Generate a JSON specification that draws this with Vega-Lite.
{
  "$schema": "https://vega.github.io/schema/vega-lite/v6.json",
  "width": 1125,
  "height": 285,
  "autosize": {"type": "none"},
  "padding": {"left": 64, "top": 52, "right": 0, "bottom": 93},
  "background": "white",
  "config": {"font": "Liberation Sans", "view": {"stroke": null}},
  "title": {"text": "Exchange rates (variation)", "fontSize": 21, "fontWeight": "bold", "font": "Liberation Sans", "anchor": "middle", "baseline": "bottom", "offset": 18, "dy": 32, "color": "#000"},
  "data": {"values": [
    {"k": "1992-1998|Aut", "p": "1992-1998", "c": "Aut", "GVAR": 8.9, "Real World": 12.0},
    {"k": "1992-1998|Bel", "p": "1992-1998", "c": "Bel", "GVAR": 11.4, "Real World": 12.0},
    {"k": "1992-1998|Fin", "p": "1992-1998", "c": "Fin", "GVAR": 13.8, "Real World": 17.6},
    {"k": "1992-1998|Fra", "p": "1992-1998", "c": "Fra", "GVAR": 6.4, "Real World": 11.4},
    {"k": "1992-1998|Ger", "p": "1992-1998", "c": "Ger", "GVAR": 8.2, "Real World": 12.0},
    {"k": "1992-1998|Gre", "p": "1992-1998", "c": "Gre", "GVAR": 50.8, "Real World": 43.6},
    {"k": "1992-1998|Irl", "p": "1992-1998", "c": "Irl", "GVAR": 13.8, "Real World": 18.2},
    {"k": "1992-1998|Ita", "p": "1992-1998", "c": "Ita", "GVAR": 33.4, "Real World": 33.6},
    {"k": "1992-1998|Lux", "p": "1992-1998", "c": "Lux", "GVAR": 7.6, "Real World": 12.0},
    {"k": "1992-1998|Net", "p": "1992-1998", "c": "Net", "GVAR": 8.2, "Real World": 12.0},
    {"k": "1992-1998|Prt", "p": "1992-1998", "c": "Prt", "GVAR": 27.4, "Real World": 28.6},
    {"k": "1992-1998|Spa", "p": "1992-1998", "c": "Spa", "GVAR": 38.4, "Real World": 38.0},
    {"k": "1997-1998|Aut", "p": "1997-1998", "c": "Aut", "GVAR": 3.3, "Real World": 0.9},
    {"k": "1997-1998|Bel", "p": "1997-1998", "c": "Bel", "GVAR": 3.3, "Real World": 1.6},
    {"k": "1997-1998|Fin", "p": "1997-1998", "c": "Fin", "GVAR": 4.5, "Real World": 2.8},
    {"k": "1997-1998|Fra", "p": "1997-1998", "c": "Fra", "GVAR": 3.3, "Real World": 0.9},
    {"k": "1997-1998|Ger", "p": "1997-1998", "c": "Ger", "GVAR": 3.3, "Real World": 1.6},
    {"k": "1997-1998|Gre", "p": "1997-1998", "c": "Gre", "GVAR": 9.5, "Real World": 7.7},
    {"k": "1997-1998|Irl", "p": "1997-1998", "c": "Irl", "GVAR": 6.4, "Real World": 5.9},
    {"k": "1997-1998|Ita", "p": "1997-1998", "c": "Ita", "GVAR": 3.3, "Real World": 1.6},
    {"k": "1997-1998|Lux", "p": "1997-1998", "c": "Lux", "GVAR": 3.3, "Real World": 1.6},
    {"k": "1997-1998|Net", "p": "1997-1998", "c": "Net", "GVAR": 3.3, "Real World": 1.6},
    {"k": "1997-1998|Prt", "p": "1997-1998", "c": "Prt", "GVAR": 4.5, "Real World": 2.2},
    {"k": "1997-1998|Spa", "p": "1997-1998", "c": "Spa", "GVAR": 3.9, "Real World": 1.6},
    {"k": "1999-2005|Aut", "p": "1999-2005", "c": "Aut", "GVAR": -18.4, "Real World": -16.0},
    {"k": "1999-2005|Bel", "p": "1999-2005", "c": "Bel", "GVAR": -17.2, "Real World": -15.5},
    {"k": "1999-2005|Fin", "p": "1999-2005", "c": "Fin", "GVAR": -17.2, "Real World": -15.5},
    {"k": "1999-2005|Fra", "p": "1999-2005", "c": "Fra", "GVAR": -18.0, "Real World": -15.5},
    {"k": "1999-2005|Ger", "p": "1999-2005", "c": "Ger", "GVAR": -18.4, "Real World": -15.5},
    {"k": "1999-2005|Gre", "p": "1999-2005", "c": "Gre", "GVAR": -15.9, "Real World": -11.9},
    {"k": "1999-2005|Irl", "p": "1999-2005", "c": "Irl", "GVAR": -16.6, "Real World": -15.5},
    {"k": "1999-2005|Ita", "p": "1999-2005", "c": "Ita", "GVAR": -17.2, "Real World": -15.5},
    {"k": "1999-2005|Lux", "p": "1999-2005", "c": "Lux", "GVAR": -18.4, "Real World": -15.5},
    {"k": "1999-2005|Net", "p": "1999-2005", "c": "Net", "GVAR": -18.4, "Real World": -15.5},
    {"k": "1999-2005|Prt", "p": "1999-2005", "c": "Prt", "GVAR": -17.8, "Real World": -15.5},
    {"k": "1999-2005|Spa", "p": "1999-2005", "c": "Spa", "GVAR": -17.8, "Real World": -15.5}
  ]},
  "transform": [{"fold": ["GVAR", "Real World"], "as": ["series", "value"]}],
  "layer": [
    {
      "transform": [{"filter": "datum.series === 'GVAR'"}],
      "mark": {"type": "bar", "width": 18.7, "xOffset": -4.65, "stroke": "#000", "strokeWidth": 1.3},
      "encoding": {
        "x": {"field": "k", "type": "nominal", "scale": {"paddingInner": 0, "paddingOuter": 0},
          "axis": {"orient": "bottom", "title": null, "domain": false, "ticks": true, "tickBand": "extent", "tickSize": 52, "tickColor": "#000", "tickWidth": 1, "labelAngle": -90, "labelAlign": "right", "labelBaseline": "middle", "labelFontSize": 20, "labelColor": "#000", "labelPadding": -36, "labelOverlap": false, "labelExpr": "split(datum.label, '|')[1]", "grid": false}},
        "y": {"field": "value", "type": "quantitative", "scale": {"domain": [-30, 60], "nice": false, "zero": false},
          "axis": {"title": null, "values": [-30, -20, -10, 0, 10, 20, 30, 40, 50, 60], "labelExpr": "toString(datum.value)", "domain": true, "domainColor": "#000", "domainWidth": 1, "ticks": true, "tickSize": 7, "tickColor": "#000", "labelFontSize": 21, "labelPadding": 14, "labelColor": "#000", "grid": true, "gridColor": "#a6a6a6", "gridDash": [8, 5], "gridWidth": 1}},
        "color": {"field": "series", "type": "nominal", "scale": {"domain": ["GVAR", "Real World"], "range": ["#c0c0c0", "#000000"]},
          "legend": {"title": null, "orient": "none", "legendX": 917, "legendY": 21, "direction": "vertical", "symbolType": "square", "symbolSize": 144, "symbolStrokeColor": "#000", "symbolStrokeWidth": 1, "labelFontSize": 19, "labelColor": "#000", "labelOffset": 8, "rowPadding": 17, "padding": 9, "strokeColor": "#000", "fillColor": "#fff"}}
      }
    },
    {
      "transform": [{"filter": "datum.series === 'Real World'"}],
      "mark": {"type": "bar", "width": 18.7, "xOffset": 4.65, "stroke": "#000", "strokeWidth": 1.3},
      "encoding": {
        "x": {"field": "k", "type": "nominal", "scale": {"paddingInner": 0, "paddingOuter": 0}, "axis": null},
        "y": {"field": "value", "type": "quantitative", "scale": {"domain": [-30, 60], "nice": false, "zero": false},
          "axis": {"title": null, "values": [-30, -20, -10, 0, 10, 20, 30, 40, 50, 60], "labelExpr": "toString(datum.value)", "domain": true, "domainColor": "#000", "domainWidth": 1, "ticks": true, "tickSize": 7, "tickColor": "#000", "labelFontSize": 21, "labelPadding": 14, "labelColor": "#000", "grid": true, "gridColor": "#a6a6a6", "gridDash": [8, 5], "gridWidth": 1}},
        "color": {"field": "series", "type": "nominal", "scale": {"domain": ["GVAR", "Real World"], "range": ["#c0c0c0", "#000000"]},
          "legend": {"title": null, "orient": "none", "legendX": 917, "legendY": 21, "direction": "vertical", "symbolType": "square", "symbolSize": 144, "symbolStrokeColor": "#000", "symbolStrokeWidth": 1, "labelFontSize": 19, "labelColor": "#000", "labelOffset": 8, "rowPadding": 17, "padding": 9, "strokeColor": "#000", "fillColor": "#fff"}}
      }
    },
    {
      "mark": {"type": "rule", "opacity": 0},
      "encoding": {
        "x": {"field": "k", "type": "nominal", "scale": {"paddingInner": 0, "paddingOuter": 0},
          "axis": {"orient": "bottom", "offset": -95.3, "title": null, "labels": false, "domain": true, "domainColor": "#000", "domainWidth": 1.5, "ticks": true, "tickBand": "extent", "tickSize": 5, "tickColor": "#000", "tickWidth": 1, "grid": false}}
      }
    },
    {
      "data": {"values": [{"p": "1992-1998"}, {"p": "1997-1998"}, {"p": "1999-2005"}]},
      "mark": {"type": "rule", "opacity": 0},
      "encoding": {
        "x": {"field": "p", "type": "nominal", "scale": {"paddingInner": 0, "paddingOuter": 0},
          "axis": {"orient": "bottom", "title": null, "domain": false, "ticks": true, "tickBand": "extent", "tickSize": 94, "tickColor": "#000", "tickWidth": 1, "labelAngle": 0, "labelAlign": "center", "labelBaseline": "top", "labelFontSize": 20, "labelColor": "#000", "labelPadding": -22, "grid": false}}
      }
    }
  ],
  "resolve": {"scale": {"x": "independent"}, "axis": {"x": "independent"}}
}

-*-*-

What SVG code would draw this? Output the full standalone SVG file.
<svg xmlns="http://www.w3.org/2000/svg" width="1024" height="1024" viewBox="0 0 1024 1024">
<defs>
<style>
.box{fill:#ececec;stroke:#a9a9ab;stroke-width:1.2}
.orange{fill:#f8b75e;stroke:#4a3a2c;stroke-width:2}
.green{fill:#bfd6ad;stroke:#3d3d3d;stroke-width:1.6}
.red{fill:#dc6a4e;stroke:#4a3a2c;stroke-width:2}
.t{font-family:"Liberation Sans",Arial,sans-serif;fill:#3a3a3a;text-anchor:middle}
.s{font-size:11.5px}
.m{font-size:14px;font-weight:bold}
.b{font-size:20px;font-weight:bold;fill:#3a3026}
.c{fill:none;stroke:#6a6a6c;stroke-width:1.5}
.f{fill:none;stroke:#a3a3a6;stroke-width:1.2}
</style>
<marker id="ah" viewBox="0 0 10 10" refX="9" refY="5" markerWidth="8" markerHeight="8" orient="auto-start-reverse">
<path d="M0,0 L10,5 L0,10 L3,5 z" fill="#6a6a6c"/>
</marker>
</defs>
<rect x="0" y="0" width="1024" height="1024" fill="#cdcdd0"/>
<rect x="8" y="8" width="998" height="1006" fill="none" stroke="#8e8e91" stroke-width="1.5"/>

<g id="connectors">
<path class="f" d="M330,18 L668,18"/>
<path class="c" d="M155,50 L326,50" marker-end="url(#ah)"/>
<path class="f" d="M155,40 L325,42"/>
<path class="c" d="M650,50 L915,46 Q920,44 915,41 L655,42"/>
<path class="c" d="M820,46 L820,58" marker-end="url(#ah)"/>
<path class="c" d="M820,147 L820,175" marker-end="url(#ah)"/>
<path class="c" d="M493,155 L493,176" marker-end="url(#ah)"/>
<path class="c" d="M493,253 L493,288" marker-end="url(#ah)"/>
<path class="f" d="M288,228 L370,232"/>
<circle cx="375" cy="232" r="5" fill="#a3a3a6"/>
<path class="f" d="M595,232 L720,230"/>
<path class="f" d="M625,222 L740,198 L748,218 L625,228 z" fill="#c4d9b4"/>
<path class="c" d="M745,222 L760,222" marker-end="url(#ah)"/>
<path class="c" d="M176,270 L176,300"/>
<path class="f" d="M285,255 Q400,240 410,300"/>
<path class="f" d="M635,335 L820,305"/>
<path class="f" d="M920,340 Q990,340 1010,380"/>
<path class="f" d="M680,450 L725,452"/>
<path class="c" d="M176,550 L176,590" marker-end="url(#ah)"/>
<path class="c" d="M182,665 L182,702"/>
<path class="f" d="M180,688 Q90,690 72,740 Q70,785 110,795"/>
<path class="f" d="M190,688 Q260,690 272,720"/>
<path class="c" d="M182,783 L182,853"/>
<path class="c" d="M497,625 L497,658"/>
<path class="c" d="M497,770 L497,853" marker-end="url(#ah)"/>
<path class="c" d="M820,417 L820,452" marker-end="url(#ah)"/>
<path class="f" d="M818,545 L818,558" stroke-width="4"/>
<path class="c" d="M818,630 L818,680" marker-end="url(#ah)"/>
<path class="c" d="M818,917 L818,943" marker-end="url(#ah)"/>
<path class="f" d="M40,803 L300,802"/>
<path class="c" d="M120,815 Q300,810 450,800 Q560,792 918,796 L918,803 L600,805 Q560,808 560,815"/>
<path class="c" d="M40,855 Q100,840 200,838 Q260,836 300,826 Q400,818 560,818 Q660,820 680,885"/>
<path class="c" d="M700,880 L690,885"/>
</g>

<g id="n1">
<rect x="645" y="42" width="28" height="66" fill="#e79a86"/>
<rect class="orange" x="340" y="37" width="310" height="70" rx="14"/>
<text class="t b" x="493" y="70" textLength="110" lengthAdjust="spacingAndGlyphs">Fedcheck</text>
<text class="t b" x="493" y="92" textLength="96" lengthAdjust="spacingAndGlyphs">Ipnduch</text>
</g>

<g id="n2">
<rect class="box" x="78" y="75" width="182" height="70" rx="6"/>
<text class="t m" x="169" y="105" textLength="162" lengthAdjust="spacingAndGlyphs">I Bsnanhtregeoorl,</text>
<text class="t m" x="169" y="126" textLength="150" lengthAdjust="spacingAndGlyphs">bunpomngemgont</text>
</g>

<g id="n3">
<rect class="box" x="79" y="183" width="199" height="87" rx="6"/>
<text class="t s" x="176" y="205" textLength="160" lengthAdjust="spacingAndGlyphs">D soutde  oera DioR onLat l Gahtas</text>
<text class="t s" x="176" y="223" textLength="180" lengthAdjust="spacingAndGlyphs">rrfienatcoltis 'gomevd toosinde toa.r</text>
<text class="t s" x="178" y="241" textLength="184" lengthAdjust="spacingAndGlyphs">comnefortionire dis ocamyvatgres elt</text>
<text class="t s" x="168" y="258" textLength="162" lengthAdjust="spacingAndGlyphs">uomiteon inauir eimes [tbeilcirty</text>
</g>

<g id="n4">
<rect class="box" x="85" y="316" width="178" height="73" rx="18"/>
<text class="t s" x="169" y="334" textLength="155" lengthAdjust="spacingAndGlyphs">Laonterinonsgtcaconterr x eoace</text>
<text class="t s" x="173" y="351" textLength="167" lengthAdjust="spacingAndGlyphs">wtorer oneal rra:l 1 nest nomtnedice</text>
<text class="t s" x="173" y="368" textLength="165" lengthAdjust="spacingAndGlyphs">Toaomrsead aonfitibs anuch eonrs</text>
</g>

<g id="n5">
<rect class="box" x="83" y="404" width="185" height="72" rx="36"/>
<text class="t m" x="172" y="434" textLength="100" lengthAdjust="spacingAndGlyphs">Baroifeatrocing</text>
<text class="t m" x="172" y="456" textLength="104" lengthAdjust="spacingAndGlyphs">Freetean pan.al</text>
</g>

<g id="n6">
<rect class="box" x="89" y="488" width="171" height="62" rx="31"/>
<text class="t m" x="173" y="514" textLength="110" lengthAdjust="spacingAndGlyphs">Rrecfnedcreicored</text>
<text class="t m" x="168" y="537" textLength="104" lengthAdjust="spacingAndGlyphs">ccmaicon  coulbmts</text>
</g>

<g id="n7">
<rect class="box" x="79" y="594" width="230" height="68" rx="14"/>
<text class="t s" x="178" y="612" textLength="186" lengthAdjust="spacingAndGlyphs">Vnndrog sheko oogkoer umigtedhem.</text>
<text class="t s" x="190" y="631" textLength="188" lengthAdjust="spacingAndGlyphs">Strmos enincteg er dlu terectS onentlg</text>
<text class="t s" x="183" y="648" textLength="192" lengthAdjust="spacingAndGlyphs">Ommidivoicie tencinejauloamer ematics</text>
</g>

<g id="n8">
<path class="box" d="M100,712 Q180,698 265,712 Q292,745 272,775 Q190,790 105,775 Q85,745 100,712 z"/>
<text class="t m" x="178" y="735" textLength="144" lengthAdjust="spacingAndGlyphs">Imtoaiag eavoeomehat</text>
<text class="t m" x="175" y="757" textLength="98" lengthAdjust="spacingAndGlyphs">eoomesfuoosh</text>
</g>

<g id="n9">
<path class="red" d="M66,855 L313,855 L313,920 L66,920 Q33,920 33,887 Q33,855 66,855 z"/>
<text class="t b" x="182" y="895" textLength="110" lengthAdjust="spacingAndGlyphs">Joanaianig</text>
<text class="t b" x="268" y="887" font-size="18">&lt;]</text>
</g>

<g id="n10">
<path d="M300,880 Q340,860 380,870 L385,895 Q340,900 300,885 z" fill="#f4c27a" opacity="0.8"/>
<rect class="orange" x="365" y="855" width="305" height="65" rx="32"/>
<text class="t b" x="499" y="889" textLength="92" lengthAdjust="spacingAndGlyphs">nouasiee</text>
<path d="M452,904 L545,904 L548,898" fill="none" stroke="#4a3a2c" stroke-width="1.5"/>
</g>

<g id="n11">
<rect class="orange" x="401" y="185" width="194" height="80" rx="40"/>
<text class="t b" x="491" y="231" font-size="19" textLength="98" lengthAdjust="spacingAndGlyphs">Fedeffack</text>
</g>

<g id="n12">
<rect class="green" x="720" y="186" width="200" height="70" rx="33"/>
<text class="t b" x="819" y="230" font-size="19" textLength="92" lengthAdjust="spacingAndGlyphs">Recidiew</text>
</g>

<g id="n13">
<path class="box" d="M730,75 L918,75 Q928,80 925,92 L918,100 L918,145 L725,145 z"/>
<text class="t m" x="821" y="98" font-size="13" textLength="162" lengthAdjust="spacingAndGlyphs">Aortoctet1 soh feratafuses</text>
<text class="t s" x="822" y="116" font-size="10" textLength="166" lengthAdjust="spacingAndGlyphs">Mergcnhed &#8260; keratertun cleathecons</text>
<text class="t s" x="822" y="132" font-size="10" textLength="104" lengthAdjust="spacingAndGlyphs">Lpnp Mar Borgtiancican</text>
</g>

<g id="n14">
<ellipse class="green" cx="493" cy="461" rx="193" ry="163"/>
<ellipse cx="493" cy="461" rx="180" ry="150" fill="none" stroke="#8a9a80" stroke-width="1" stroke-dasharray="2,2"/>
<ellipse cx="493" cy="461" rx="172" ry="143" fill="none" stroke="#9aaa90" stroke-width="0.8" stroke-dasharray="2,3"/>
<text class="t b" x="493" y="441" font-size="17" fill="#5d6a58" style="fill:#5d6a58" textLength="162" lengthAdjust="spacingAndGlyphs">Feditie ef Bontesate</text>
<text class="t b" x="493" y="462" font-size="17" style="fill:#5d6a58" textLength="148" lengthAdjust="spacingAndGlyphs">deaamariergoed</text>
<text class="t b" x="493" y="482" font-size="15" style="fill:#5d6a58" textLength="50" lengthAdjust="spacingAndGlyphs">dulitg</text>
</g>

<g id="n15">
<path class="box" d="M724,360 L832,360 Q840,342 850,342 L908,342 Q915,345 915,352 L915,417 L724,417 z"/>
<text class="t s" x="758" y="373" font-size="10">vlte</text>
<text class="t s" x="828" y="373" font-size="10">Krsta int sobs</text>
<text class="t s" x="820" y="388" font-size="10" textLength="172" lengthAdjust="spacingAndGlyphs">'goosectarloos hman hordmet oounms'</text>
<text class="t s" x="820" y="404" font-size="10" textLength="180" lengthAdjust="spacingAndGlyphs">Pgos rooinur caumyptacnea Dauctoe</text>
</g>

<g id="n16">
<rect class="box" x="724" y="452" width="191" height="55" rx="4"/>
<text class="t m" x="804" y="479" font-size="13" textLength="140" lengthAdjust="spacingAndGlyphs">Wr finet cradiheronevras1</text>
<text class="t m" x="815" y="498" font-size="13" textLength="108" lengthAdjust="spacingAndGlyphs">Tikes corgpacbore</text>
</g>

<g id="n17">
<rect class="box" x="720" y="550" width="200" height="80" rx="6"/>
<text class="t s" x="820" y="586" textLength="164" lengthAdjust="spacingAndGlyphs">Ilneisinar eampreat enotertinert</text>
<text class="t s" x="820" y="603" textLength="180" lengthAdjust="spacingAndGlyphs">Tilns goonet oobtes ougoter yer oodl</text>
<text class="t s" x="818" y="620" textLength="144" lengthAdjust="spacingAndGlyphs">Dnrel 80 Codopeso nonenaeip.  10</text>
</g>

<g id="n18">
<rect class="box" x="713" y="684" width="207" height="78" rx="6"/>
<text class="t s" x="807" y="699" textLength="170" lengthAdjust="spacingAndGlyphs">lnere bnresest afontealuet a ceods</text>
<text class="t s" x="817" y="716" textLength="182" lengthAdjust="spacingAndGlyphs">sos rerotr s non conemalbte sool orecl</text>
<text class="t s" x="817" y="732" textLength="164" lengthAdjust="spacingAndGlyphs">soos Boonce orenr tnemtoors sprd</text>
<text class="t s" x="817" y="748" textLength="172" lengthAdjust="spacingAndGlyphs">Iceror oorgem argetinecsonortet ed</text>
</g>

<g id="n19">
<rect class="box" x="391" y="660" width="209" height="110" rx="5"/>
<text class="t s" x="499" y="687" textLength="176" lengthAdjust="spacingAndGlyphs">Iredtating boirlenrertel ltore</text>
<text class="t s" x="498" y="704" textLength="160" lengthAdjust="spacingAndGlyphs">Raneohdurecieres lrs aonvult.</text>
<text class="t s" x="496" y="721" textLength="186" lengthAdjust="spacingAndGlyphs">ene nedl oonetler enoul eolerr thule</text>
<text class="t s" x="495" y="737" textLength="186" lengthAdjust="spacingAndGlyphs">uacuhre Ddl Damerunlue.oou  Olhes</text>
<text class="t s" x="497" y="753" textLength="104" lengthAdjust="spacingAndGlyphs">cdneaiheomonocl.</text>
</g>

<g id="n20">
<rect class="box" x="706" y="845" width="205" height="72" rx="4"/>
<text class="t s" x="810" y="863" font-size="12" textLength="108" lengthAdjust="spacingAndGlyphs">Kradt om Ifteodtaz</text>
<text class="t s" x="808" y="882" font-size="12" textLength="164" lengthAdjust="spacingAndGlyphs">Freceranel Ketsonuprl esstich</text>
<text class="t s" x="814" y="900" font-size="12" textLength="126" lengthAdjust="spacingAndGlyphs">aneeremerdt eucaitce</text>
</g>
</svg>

-*-*-

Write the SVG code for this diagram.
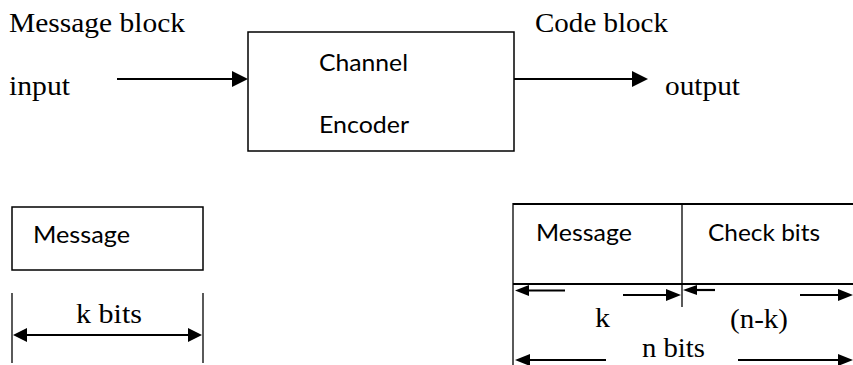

-*-*-

Exercise prompt: From the records above, pull out every line containing the word "this".

Answer for the task:
Generate a JSON specification that draws this with Vega-Lite.
What SVG code would draw this? Output the full standalone SVG file.
Write the SVG code for this diagram.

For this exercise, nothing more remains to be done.